A few months ago, it was hard to pick up a publication that didn't have Emma Dabiri heralded as "one to watch" in 2019. The Irish Times, The Observer and i-D magazine talked up the significant accolades of this academic, broadcaster, mother and now author.

That should not be a surprise; after all, it’s not often you meet someone who stepped out of an isolated upbringing in Rialto, Dublin, to accidentally become a model, then study sociology to PhD level, while teaching, and presenting documentaries and TV series, and maintaining a fulfilling home life with her partner and their young son.

Meeting her breezy self, you’d guess little of this productive and accomplished life. Except maybe the modelling bit.

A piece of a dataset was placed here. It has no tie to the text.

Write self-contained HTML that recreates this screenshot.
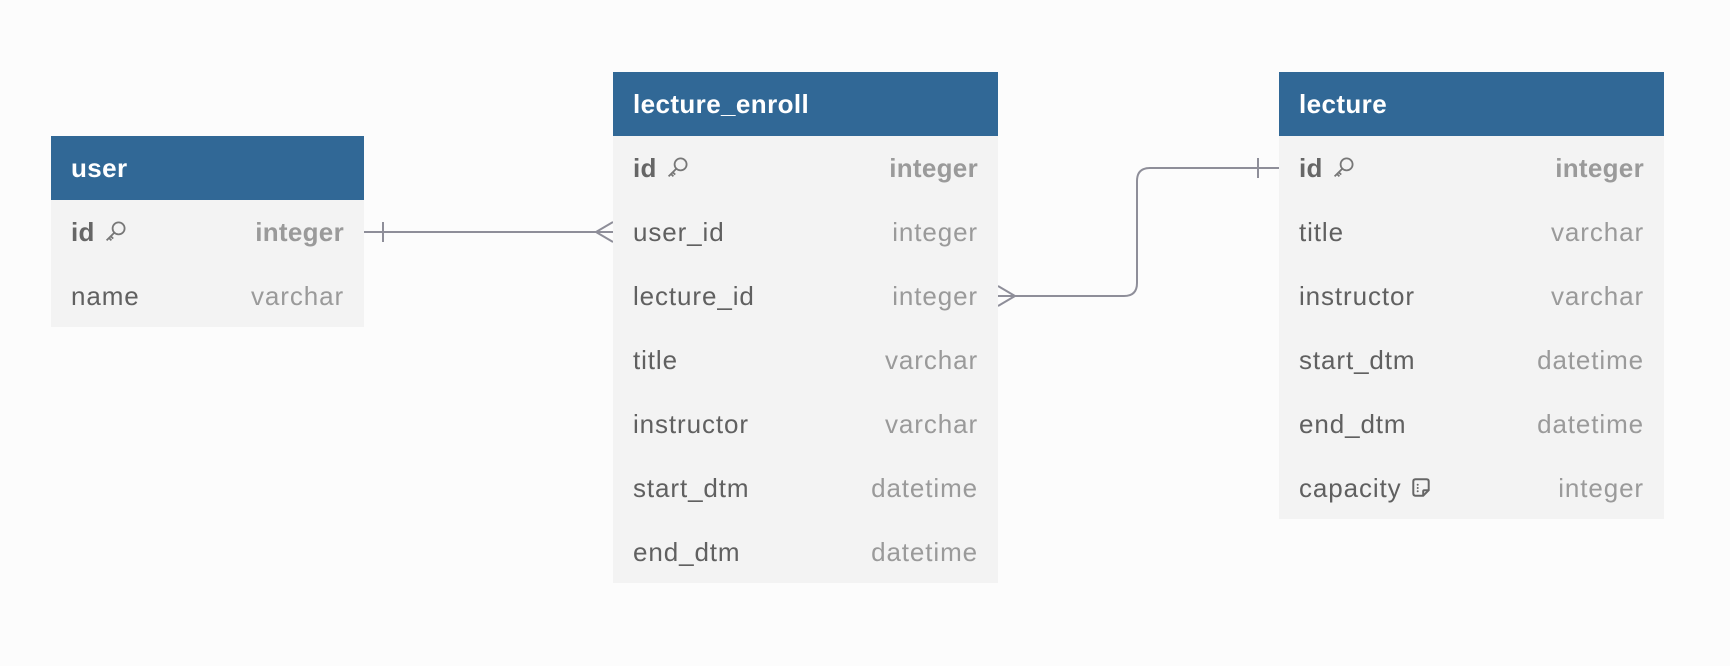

In the book Dabiri recounts a sleepover where a friend taunted her, saying she had 'pubes in my bed... no, hang on, it's just Emma's hair'

In between all this, she found time to write about the politics and history around African hair, in the wonderfully titled Don’t Touch My Hair. Zone in on its roots (the hair pun intended, the Alex Haley one not so much) and it goes back to the schoolyards of Dublin, when, after a few happy years in Atlanta, Georgia, she found herself as the only black person in her sphere of vision; her mother is Irish and split from her Nigerian father when she was 10 years old. Racism wasn’t the only predicament she faced; the specific nature of African hair meant she didn’t know about, then wasn’t able to access, the methods and materials to maintain it. It made everything worse. In the book she recounts a sleepover where a friend taunted her, saying she had “pubes in my bed... no, hang on, it’s just Emma’s hair.”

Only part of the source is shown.